Transaction cost analysis and pre-trade analysis

Transaction cost analysis (TCA) is the framework to achieve best execution in trading context. TCA can be split into three groups: pre-trade analysis, intraday analysis, and post-trade measurement.

Pre-trade analysis allows us to get insight about the future volatility of the price, forecast intra-day and daily volumes, market impact. It evaluates all strategies and advises the strategy that is most consistent with manager preferences for the risk.

Intraday analysis is real time analysis, where the system ensure that the strategy performs in line with the forecast.

Post-trade analysis measures the implementation of the investment decision to ensure, that pre-trade models are accurate and best execution is delivered.

If you want to learn more about the transaction cost analysis, I highly recommend Optimal Trading Strategies: Quantitative Approaches for Managing Market Impact and Trading Risk by Robert Kissell. The book not only covers all type of mentioned analysis, but also considers the practical aspects of the implementation of trading strategy and algorithms. The book includes very interesting part about Principal Bid Transactions or blind bids.

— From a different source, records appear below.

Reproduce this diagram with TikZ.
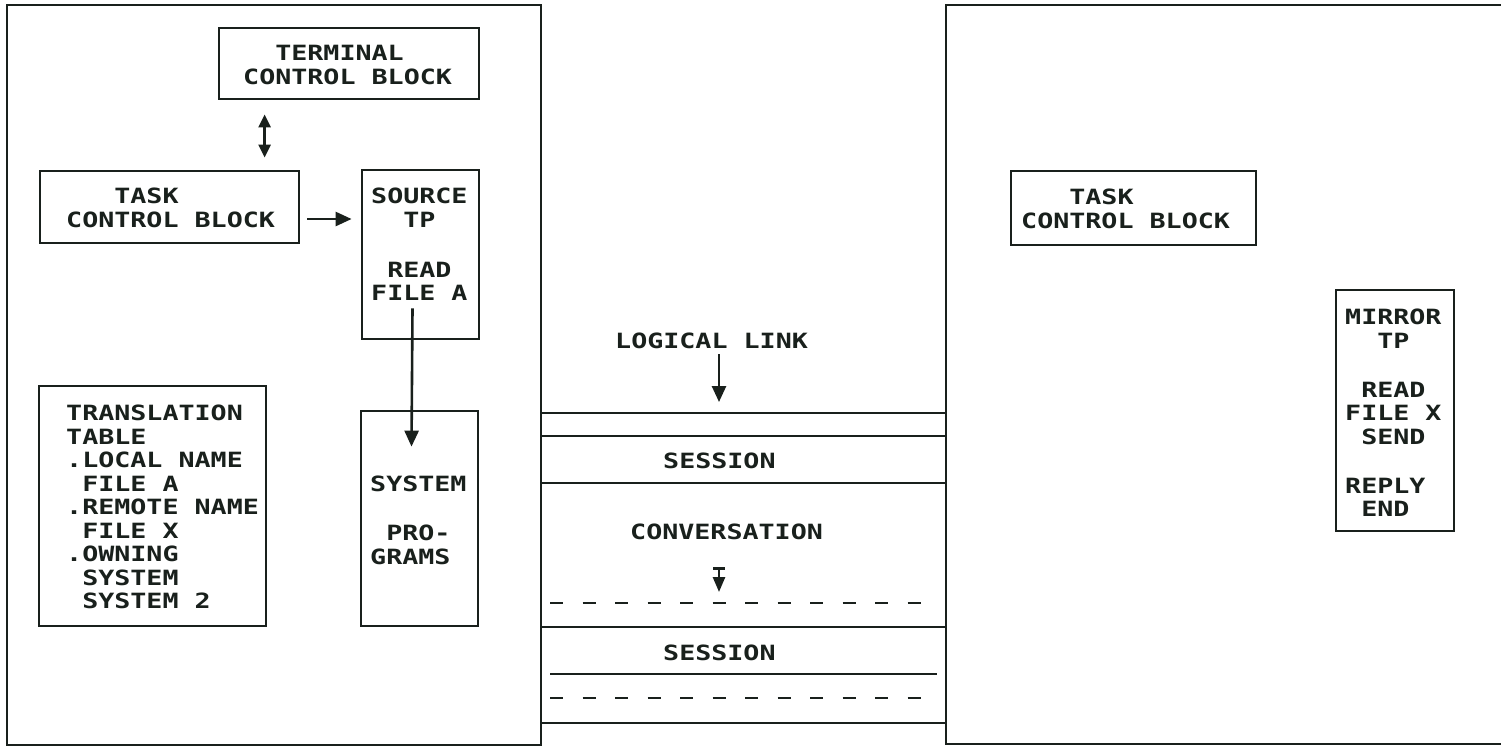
\documentclass[tikz,border=0pt]{standalone}
\usepackage{fontspec}
\newfontfamily\plotfont[FakeStretch=1.27]{DejaVu Sans Mono}
\usetikzlibrary{arrows.meta,calc}
\definecolor{ink}{RGB}{25,32,28}
\newcommand\chsp{\hphantom{X}}
\begin{document}
\begin{tikzpicture}[x=1pt,y=-1pt,
  blk/.style={draw=ink,line width=2.8pt,inner sep=0pt,rectangle},
  frame/.style={draw=ink,line width=2.8pt},
  txt/.style={inner sep=0pt,anchor=north west,align=left,text=ink,
    font={\plotfont\bfseries\fontsize{21pt}{23.5pt}\selectfont}},
  hline/.style={draw=ink,line width=2.8pt},
  dline/.style={draw=ink,line width=2.8pt,dash pattern=on 13pt off 19.5pt},
  arr/.style={draw=ink,line width=2.6pt,-{Triangle[length=16pt,width=14pt]}},
  dbl/.style={draw=ink,line width=2.6pt,{Triangle[length=13pt,width=12pt]}-{Triangle[length=13pt,width=12pt]}},
  tarr/.style={draw=ink,line width=2.6pt,{Bar[width=12pt]}-{Triangle[length=15pt,width=12pt]}}
]
\useasboundingbox (0,0) rectangle (1501,748);
\fill[white] (0,0) rectangle (1501,748);

% left system frame
\node[frame,inner sep=0pt,minimum width=534pt,minimum height=740pt] (lsys) at (274,375) {};
% right system frame (open at right)
\draw[frame] (1506,5) -- (946,5) coordinate (rtop) -- (946,744) coordinate (rbot) -- (1506,744);

% left side boxes
\node[blk,minimum width=260pt,minimum height=71pt] (term) at (349,63.5) {};
\node[blk,minimum width=259pt,minimum height=72pt] (tcbl) at (169.5,207) {};
\node[blk,minimum width=117pt,minimum height=169pt] (src) at (420.5,254.5) {};
\node[blk,minimum width=117pt,minimum height=215pt] (sys) at (419.5,518.5) {};
\node[blk,minimum width=227pt,minimum height=240pt] (trans) at (152.5,506) {};

% right side boxes
\node[blk,minimum width=245pt,minimum height=74pt] (tcbr) at (1133.5,208) {};
\node[blk,minimum width=118pt,minimum height=241pt] (mir) at (1395,410.5) {};

% texts
\node[txt] (termT) at (243,45) {\chsp\chsp TERMINAL\\CONTROL BLOCK};
\node[txt] (tcblT) at (66,188) {\chsp\chsp\chsp TASK\\CONTROL BLOCK};
\node[txt] (tcbrT) at (1021,189) {\chsp\chsp\chsp TASK\\CONTROL BLOCK};
\node[txt] (srcT) at (371,188) {SOURCE\\\chsp\chsp TP\\[26.5pt]\chsp READ\\FILE A};
\node[txt] (sysT) at (370,476) {SYSTEM\\[25.5pt]\chsp PRO-\\GRAMS};
\node[txt] (transT) at (66,405) {TRANSLATION\\TABLE\\.LOCAL NAME\\\chsp FILE A\\.REMOTE NAME\\\chsp FILE X\\.OWNING\\\chsp SYSTEM\\\chsp SYSTEM 2};
\node[txt] (mirT) at (1345,309) {MIRROR\\\chsp\chsp TP\\[25.5pt]\chsp READ\\FILE X\\\chsp SEND\\[25.5pt]REPLY\\\chsp END};

% middle labels
\node[txt] (ll) at (615,333) {LOGICAL LINK};
\node[txt] (ses1) at (663,453) {SESSION};
\node[txt] (conv) at (630,524) {CONVERSATION};
\node[txt] (ses2) at (663,645) {SESSION};

% middle lines
\draw[hline] (lsys.east |- 0,413) -- (rtop |- 0,413);
\draw[hline] (lsys.east |- 0,436) -- (rtop |- 0,436);
\draw[hline] (lsys.east |- 0,483) -- (rtop |- 0,483);
\draw[dline] (550,603) -- (935,603);
\draw[hline] (lsys.east |- 0,627) -- (rtop |- 0,627);
\draw[hline] (550,674) -- (937,674);
\draw[dline] (550,698) -- (935,698);
\draw[hline] (lsys.east |- 0,723) -- (rtop |- 0,723);

% connectors
\draw[dbl] ($(term.south west)+(47,14)$) -- ($(tcbl.north west)+(226,-12)$);
\draw[arr] ($(tcbl.east)+(7,12)$) -- ($(tcbl.east -| src.west)+(-9,12)$);
\draw[arr] ($(src.south)+(-8,-32)$) -- ($(sys.north)+(-8,37)$);
\coordinate (llTip) at (719,402);
\draw[arr] ($(ll.south -| llTip)+(0,5)$) -- (llTip);
\coordinate (tA) at (719,567);
\coordinate (tB) at (719,592);
\draw[tarr] (tA) -- (tB);
\end{tikzpicture}
\end{document}
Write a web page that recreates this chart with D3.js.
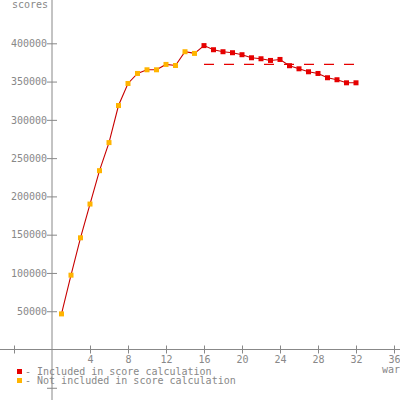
<!DOCTYPE html>
<html><head><meta charset="utf-8">
<script src="https://cdn.jsdelivr.net/npm/d3@7"></script>
<style>
html,body{margin:0;padding:0;background:#fff;}
svg{display:block;}
text{font-family:"DejaVu Sans Mono",monospace;font-size:10px;fill:#888;}
</style></head><body>
<div id="chart"></div>
<script>
const wars = [1,2,3,4,5,6,7,8,9,10,11,12,13,14,15,16,17,18,19,20,21,22,23,24,25,26,27,28,29,30,31,32];
const scores = [46500,97100,145900,190000,233600,270300,318700,347500,360600,365400,365400,372400,371000,389000,386800,397000,391600,389000,387700,385100,381100,379800,377600,378900,370700,366700,362800,360600,355000,352400,348400,348400];
const included = [false,false,false,false,false,false,false,false,false,false,false,false,false,false,false,true,true,true,true,true,true,true,true,true,true,true,true,true,true,true,true,true];
const averageScore = 372400;
const averageRange = [16, 32];
const xTicks = [-4,4,8,12,16,20,24,28,32,36];
const yTicks = [-50000,50000,100000,150000,200000,250000,300000,350000,400000];
const legendLabels = ["- Included in score calculation","- Not included in score calculation"];
const colIncluded = "#e60000", colExcluded = "#ffb400", colLine = "#c80000", colAxis = "#888";

const W=400,H=400;
const svg = d3.select("#chart").append("svg").attr("width",W).attr("height",H);
const x = d3.scaleLinear().domain([0,36]).range([52,394]);
const y = d3.scaleLinear().domain([0,400000]).range([349.5,43.3]);

// axes lines
svg.append("line").attr("x1",0).attr("x2",W).attr("y1",y(0)).attr("y2",y(0)).attr("stroke",colAxis);
svg.append("line").attr("x1",x(0)).attr("x2",x(0)).attr("y1",0).attr("y2",H).attr("stroke",colAxis);

// x ticks
const xa = svg.append("g").attr("transform",`translate(0,${y(0)})`)
  .call(d3.axisBottom(x).tickValues(xTicks).tickSize(4).tickFormat(d=>d<0?"":d));
xa.select(".domain").remove();
xa.selectAll(".tick line").attr("stroke",colAxis).attr("y1",-4).attr("y2",4);
xa.selectAll(".tick text").attr("y",6).attr("fill","#888").style("font-family","DejaVu Sans Mono").style("font-size","10px");

// y ticks
const ya = svg.append("g").attr("transform",`translate(${x(0)},0)`)
  .call(d3.axisLeft(y).tickValues(yTicks).tickSize(5).tickFormat(d=>d<0?"":d));
ya.select(".domain").remove();
ya.selectAll(".tick line").attr("stroke",colAxis).attr("x1",-5).attr("x2",5);
ya.selectAll(".tick text").attr("x",-5).attr("fill","#888").style("font-family","DejaVu Sans Mono").style("font-size","10px");

// axis titles
svg.append("text").attr("x",12).attr("y",8).text("scores");
svg.append("text").attr("x",382).attr("y",373).text("wars");

// average dashed line
svg.append("line").attr("x1",x(averageRange[0])).attr("x2",x(averageRange[1]))
  .attr("y1",y(averageScore)).attr("y2",y(averageScore))
  .attr("stroke",colIncluded).attr("stroke-width",1.2).attr("stroke-dasharray","10,10");

// line
const data = wars.map((w,i)=>({w,s:scores[i],inc:included[i]}));
svg.append("path").datum(data).attr("fill","none").attr("stroke",colLine).attr("stroke-width",1.1)
  .attr("d",d3.line().x(d=>x(d.w)).y(d=>y(d.s)));

// markers
svg.selectAll("rect.pt").data(data).enter().append("rect").attr("class","pt")
  .attr("x",d=>x(d.w)-2.5).attr("y",d=>y(d.s)-2.5).attr("width",5).attr("height",5)
  .attr("fill",d=>d.inc?colIncluded:colExcluded);

// legend
const leg = svg.append("g");
[colIncluded,colExcluded].forEach((c,i)=>{
  leg.append("rect").attr("x",17).attr("y",369+i*9).attr("width",5).attr("height",5).attr("fill",c);
  leg.append("text").attr("x",25).attr("y",375+i*9).text(legendLabels[i]);
});
</script></body></html>
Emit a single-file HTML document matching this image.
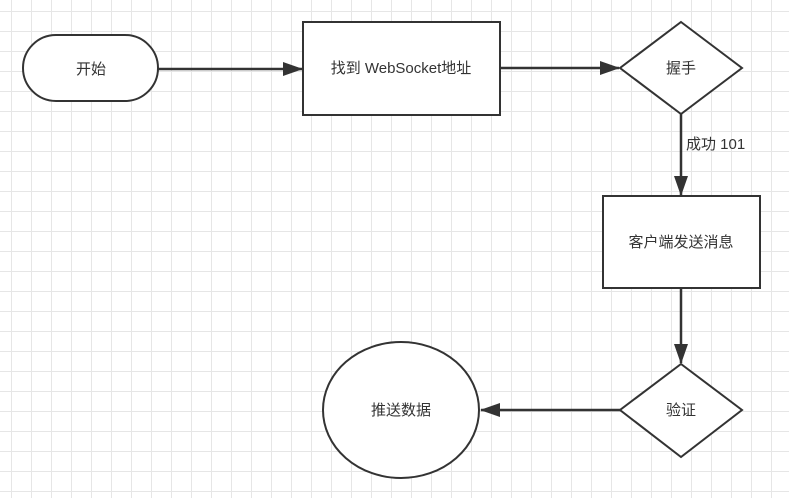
<!DOCTYPE html>
<html><head><meta charset="utf-8"><style>
html,body{margin:0;padding:0;}
body{width:789px;height:498px;overflow:hidden;background-color:#fff;
background-image:linear-gradient(#e6e6e6 1px,transparent 1px),linear-gradient(90deg,#e6e6e6 1px,transparent 1px);
background-size:20px 20px;background-position:11px 11px;}
svg{position:absolute;left:0;top:0;}
text{font-family:"Liberation Sans","Noto Sans CJK SC",sans-serif;font-size:15px;fill:#333;}
</style></head><body>
<svg width="789" height="498" viewBox="0 0 789 498">
<defs>
<marker id="b" markerWidth="20" markerHeight="14" refX="19" refY="7" orient="auto" markerUnits="userSpaceOnUse" viewBox="0 0 20 14"><path d="M0,0 L20,7 L0,14 Z" fill="#333"/></marker></defs>
<g stroke="#333" stroke-width="2" fill="#fff">
<rect x="23" y="35" width="135" height="66" rx="33" ry="33"/>
<rect x="303" y="22" width="197" height="93"/>
<polygon points="681,22 742,68 681,114 620,68"/>
<rect x="603" y="196" width="157" height="92"/>
<polygon points="681,364 742,410 681,457 620,410"/>
<ellipse cx="401" cy="410" rx="78" ry="68"/>
</g>
<g stroke="#333" stroke-width="2.5" fill="none">
<line x1="158" y1="69" x2="302" y2="69" marker-end="url(#b)"/>
<line x1="500" y1="68" x2="619" y2="68" marker-end="url(#b)"/>
<line x1="681" y1="114" x2="681" y2="195" marker-end="url(#b)"/>
<line x1="681" y1="288" x2="681" y2="363" marker-end="url(#b)"/>
<line x1="620" y1="410" x2="481" y2="410" marker-end="url(#b)"/>
</g>
<text x="91" y="74" text-anchor="middle">开始</text>
<text x="401" y="73" text-anchor="middle">找到 WebSocket地址</text>
<text x="681" y="73" text-anchor="middle">握手</text>
<text x="686" y="149">成功 101</text>
<text x="681" y="247" text-anchor="middle">客户端发送消息</text>
<text x="681" y="415" text-anchor="middle">验证</text>
<text x="401" y="415" text-anchor="middle">推送数据</text>
</svg>
</body></html>
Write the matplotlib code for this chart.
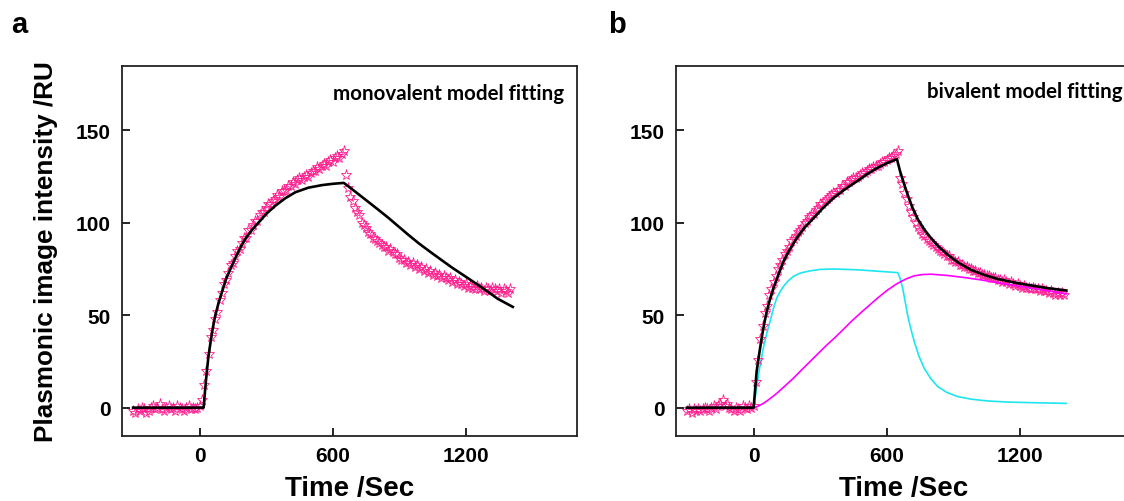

To build a forecast model we need some input parameters. Pre-trade analysis can be split into two parts – fundamental part and statistically based part. It is much ease to derive fundamental facts such as market capitalization, company profile, the sectors in which company operates, than statistically based parameters. For the latter I’m going to use R and the raw stock price data to derive it. The former can easily be found on Internet, Bloomber or Reuter.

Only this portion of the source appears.